___ Dataset extract ___

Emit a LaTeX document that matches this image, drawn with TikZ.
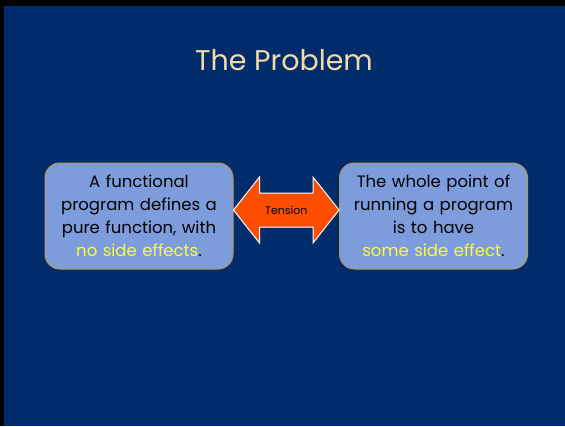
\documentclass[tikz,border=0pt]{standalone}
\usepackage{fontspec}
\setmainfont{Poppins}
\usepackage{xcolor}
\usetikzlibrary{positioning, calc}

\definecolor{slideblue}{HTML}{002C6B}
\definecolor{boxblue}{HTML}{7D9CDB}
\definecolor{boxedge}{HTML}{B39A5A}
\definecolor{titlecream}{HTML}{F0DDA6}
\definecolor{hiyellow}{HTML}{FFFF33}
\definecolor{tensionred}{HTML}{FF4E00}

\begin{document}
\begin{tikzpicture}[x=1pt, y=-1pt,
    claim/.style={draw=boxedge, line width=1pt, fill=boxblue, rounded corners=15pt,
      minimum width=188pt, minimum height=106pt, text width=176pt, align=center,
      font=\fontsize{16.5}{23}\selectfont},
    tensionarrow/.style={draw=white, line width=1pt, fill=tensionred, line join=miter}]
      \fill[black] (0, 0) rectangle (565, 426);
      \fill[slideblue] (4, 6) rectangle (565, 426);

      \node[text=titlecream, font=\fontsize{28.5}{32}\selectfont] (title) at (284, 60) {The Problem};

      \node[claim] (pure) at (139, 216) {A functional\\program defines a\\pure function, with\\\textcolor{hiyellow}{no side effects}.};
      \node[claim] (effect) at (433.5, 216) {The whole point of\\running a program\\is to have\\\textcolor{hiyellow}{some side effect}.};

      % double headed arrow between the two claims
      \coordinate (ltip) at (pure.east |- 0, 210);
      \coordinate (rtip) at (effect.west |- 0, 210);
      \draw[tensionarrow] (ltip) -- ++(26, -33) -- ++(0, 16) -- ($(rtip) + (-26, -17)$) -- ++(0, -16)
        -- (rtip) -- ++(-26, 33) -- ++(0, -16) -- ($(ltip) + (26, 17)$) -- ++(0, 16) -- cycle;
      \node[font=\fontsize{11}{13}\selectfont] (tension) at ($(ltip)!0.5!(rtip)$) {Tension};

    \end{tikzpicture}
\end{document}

___

> **What to work on**
Restate, line by line and word for word, everything from the top of the material through the line that contains "at (433.5, 216)". Leave pictures out.

> **Final result**
Emit a LaTeX document that matches this image, drawn with TikZ.
\documentclass[tikz,border=0pt]{standalone}
\usepackage{fontspec}
\setmainfont{Poppins}
\usepackage{xcolor}
\usetikzlibrary{positioning, calc}

\definecolor{slideblue}{HTML}{002C6B}
\definecolor{boxblue}{HTML}{7D9CDB}
\definecolor{boxedge}{HTML}{B39A5A}
\definecolor{titlecream}{HTML}{F0DDA6}
\definecolor{hiyellow}{HTML}{FFFF33}
\definecolor{tensionred}{HTML}{FF4E00}

\begin{document}
\begin{tikzpicture}[x=1pt, y=-1pt,
    claim/.style={draw=boxedge, line width=1pt, fill=boxblue, rounded corners=15pt,
      minimum width=188pt, minimum height=106pt, text width=176pt, align=center,
      font=\fontsize{16.5}{23}\selectfont},
    tensionarrow/.style={draw=white, line width=1pt, fill=tensionred, line join=miter}]
      \fill[black] (0, 0) rectangle (565, 426);
      \fill[slideblue] (4, 6) rectangle (565, 426);

      \node[text=titlecream, font=\fontsize{28.5}{32}\selectfont] (title) at (284, 60) {The Problem};

      \node[claim] (pure) at (139, 216) {A functional\\program defines a\\pure function, with\\\textcolor{hiyellow}{no side effects}.};
      \node[claim] (effect) at (433.5, 216) {The whole point of\\running a program\\is to have\\\textcolor{hiyellow}{some side effect}.};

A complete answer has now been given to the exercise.